It starts with the climbing in,
for that defiance
of gravity, the slow-grind
rackety-clack one-inch cog
at a time—the mystery of machinery,
the sane and safe weightedness
of stiff-starched values,
wondering if there were
sins we’d committed
since our last confession, then
at the top, out on the edge,
beyond the solid-ground world
parents live in, test life,
theirs and our own, up where
we are a hole in the sky,
wholly abandoned in the eyes-
shut, heart-stopped drop,
like lawlessness on falling’s
crisp speed, the first curve, a blur,
the world’s suddenness,
metal, air and a prayer
flung into another plunge,
a curve swerving,
a tiny boat in a tempest—
and isn’t this how we want
to live, live higher up,
hungry to leave the ground,
flinging sparks, the lights brighter,
the dark darker, bodies at war
with mere air, but still obedient
to the tracks laid down
to keep us on track.
“Roller Coaster” by Ginger Murchison from A Scrap of Linen, A Bone. © Press 53, 2016. Reprinted with permission. (buy now)
It was on this day in 1828 that Noah Webster's American Dictionary of the English Language was published (books by this author). Webster put together the dictionary because he wanted Americans to have a national identity that wasn't based on the language and ideas of England. And the problem wasn't just that Americans were looking to England for their language; it was that they could barely communicate with each other because regional dialects differed so drastically.
Noah Webster was schoolteacher in Connecticut. He was dismayed at the state of education in the years just after the Revolution. There wasn't much money for supplies, and students were crowded into small one-room schoolhouses using textbooks from England that talked about the great King George. His students' spelling was atrocious, as was that of the general public; it was assumed that there were several spellings for any word.

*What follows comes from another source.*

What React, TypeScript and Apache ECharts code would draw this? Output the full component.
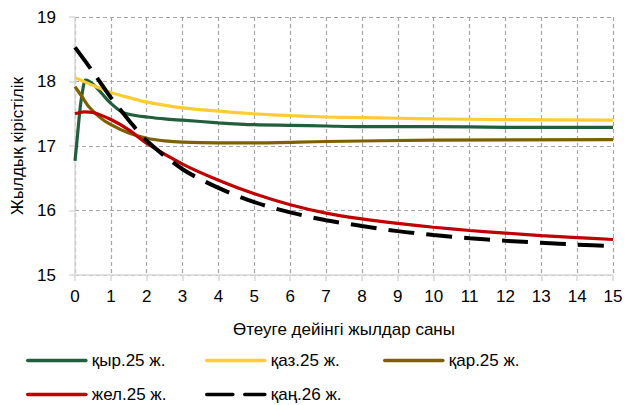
import React, { useEffect, useRef } from "react";
import * as echarts from "echarts";

const xTicks = [0, 15];
const yRange = [15, 19];

const greenName = "қыр.25 ж.";
const greenX = [0, 0.05, 0.1, 0.15, 0.22, 0.29, 0.4, 0.5, 0.66, 0.8, 1, 1.3, 1.6, 2, 2.5, 3, 4, 5, 6, 7, 8, 10, 12, 15];
const greenY = [16.77, 17.05, 17.35, 17.62, 17.88, 18.02, 18.0, 17.96, 17.87, 17.78, 17.66, 17.53, 17.48, 17.45, 17.42, 17.4, 17.36, 17.33, 17.32, 17.31, 17.3, 17.3, 17.29, 17.29];

const yellowName = "қаз.25 ж.";
const yellowX = [0, 0.5, 1, 1.5, 2, 3, 4, 5, 6, 7, 8, 9, 10, 12, 15];
const yellowY = [18.06, 17.94, 17.83, 17.75, 17.68, 17.59, 17.54, 17.5, 17.47, 17.45, 17.44, 17.43, 17.42, 17.41, 17.4];

const brownName = "қар.25 ж.";
const brownX = [0, 0.2, 0.4, 0.7, 1, 1.5, 2, 2.5, 3, 4, 5, 7, 10, 15];
const brownY = [17.92, 17.76, 17.6, 17.44, 17.33, 17.2, 17.12, 17.08, 17.06, 17.05, 17.05, 17.07, 17.09, 17.1];

const redName = "жел.25 ж.";
const redX = [0, 0.25, 0.5, 1, 1.5, 2, 3, 4, 5, 6, 7, 8, 9, 10, 11, 12, 13, 14, 15];
const redY = [17.5, 17.53, 17.52, 17.41, 17.25, 17.04, 16.72, 16.47, 16.26, 16.09, 15.96, 15.87, 15.8, 15.74, 15.69, 15.65, 15.61, 15.58, 15.55];

const blackName = "қаң.26 ж.";
const blackX = [0, 0.5, 1, 1.5, 2, 3, 4, 5, 6, 7, 8, 9, 10, 11, 12, 13, 14, 15];
const blackY = [18.53, 18.15, 17.75, 17.4, 17.08, 16.64, 16.35, 16.13, 15.97, 15.85, 15.76, 15.68, 15.62, 15.57, 15.53, 15.5, 15.47, 15.45];

const xTitle = "Өтеуге дейінгі жылдар саны";
const yTitle = "Жылдық кірістілік";

const FONT = "Liberation Sans";

function pairs(xs: number[], ys: number[]) {
  return xs.map((x, i) => [x, ys[i]]);
}

export default function App() {
  const ref = useRef<HTMLDivElement>(null);
  useEffect(() => {
    if (!ref.current) return;
    const chart = echarts.init(ref.current, null, { renderer: "svg" });
    const mk = (name: string, xs: number[], ys: number[], color: string, width: number, dash?: any) => ({
      name,
      type: "line",
      data: pairs(xs, ys),
      smooth: 0.3,
      symbol: "none",
      showSymbol: false,
      lineStyle: { color, width, type: dash || "solid", cap: "butt" },
      itemStyle: { color },
    });
    const legendAt = (name: string, left: number, top: number) => ({
      data: [name],
      left,
      top,
      padding: 0,
      itemWidth: 58,
      itemHeight: 14,
      itemGap: 0,
      itemStyle: { opacity: 0 },
      lineStyle: { cap: "round", width: 3.6 },
      textStyle: { fontFamily: FONT, fontSize: 17, lineHeight: 16, color: "#000", padding: [0, 0, 0, 1] },
      selectedMode: false,
    });
    chart.setOption({
      animation: false,
      backgroundColor: "#fff",
      textStyle: { fontFamily: FONT },
      grid: { left: 75, right: 13, top: 17, bottom: 130 },
      legend: [
        legendAt(greenName, 26, 352),
        legendAt(yellowName, 205, 352),
        legendAt(brownName, 383, 352),
        legendAt(redName, 26, 386),
        legendAt(blackName, 205, 386),
      ],
      xAxis: {
        type: "value",
        min: xTicks[0],
        max: xTicks[1],
        interval: 1,
        name: xTitle,
        nameLocation: "middle",
        nameGap: 46,
        nameTextStyle: { fontFamily: FONT, fontSize: 17, color: "#000" },
        axisLine: { show: true, lineStyle: { color: "#D9D9D9", width: 1.5 } },
        axisTick: { show: true, length: 6, lineStyle: { color: "#D9D9D9", width: 1.5 } },
        axisLabel: { margin: 13, fontFamily: FONT, fontSize: 17, color: "#000" },
        splitLine: { show: true, lineStyle: { color: "#A6A6A6", type: [4, 3], width: 1.2 } },
      },
      yAxis: {
        type: "value",
        min: yRange[0],
        max: yRange[1],
        interval: 1,
        name: yTitle,
        nameLocation: "middle",
        nameGap: 44,
        nameTextStyle: { fontFamily: FONT, fontSize: 17, color: "#000" },
        axisLine: { show: true, lineStyle: { color: "#D9D9D9", width: 1.5 } },
        axisTick: { show: true, length: 6, lineStyle: { color: "#D9D9D9", width: 1.5 } },
        axisLabel: { margin: 19, fontFamily: FONT, fontSize: 17, color: "#000" },
        splitLine: { show: true, lineStyle: { color: "#A6A6A6", type: [4, 3], width: 1.2 } },
      },
      series: [
        mk(greenName, greenX, greenY, "#215E3C", 3.2),
        mk(yellowName, yellowX, yellowY, "#FFCC33", 3.2),
        mk(brownName, brownX, brownY, "#7F6000", 3.2),
        mk(redName, redX, redY, "#C00000", 3.2),
        mk(blackName, blackX, blackY, "#000000", 4, [26, 12]),
      ],
    });
    return () => chart.dispose();
  }, []);
  return (
    <div
      ref={ref}
      style={{ position: "fixed", left: 0, top: 0, width: 626, height: 405 }}
    />
  );
}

So in 1783, he published the first part of his three-part A Grammatical Institute, of the English Language; the first section was eventually retitled The American Spelling Book, but usually called by the nickname "Blue-Backed Speller." The Blue-Backed Speller taught American children the rules of spelling, and it simplified words — it was Webster who took the letter "u" out of English words like colour and honour; he took a "g" out of waggon, a "k" off the end of musick, and switched the order of the "r" and "e" in theatre and centre.
In 1801, he started compiling his dictionary. Part of what he accomplished, much like his textbook, was standardizing spelling. He introduced American words, some of them derived from Native American languages: skunk, squash, wigwam, hickory, opossum, lengthy, and presidential, Congress, and caucus, which were not relevant in England's monarchy.
Webster spent almost 30 years on his project, and finally, on this day in 1828, it was published. But unfortunately, it cost 15 or 20 dollars, which was a huge amount in 1828, and Webster died in 1843 without having sold many copies. The book did help launch Webster as a writer and a proponent of an American national identity. Webster had a canny knack for marketing, traveling around to meet with new publishers and booksellers, publishing ads in the local newspapers for his book wherever he went. He also lobbied for copyright law and served for a time as an adviser to George Washington, and wrote his own edition of the Bible. And his tallies of houses in all major cities led to the first American census.
In his book The Forgotten Founding Father: Noah Webster's Obsession and the Creation of an American Culture (2011) Joshua Kendall argued that Noah Webster would today be diagnosed with obsessive-compulsive personality disorder.
It was on this day in 1865, President Abraham Lincoln (books by this author) was shot by John Wilkes Booth in Ford's Theatre in Washington, D.C., just five days after the surrender of the Civil War's Confederate leader, General Lee. Lincoln died the following morning.
It's the legal birthday of the modern printing press, which William Bullock patented on this day in 1863 in Baltimore. His invention was the first rotary printing press to self-feed the paper, print on both sides, and count its own progress — meaning that newspapers, which had until then relied on an operator manually feeding individual sheets of paper into a press, could suddenly increase their publication exponentially.
The Cincinnati Times was likely the very first to use a Bullock press, with the New York Sun installing one soon after. Bullock was installing a press for The Philadelphia Press when he kicked at a mechanism; his foot got caught, his leg was crushed, and he died a few days later during surgery to amputate. His press went on to revolutionize the newspaper business.